Change Technician checklist
-
Check if all items below are complete: - The change plan is technically accurate.
- This Change Issue is linked to the appropriate Issue and/or Epic
- Change has been tested in staging and results noted in a comment on this issue.
- A dry-run has been conducted and results noted in a comment on this issue.
- The change execution window respects the Production Change Lock periods.
- For C1 and C2 change issues, the change event is added to the GitLab Production calendar.
- For C1 and C2 change issues, the SRE on-call has been informed prior to change being rolled out. (In #production channel, mention
@sre-oncall
and this issue and await their acknowledgement.) - For C1 and C2 change issues, the SRE on-call provided approval with the eoc_approved label on the issue.
- For C1 and C2 change issues, the Infrastructure Manager provided approval with the manager_approved label on the issue.
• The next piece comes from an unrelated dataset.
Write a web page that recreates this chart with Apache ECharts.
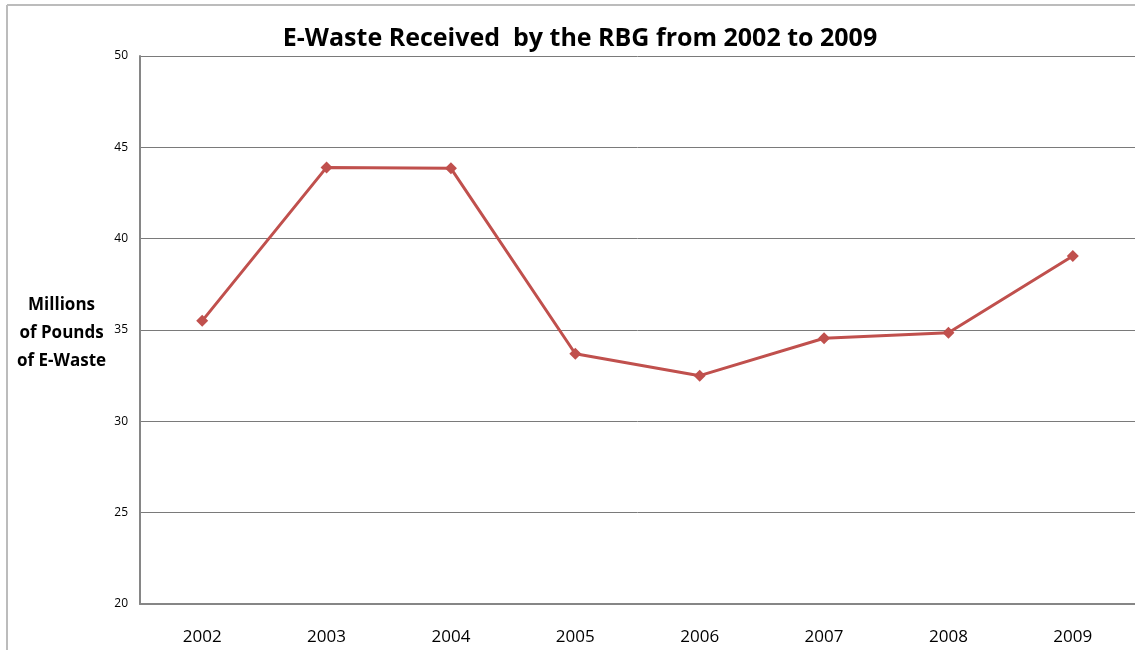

- Release managers have been informed prior to any C1, C2, or blocks deployments change being rolled out. (In #production channel, mention
@release-managers
and this issue and await their acknowledgment.) - There are currently no active incidents that are severity1 or severity2
- If the change involves doing maintenance on a database host, an appropriate silence targeting the host(s) should be added for the duration of the change.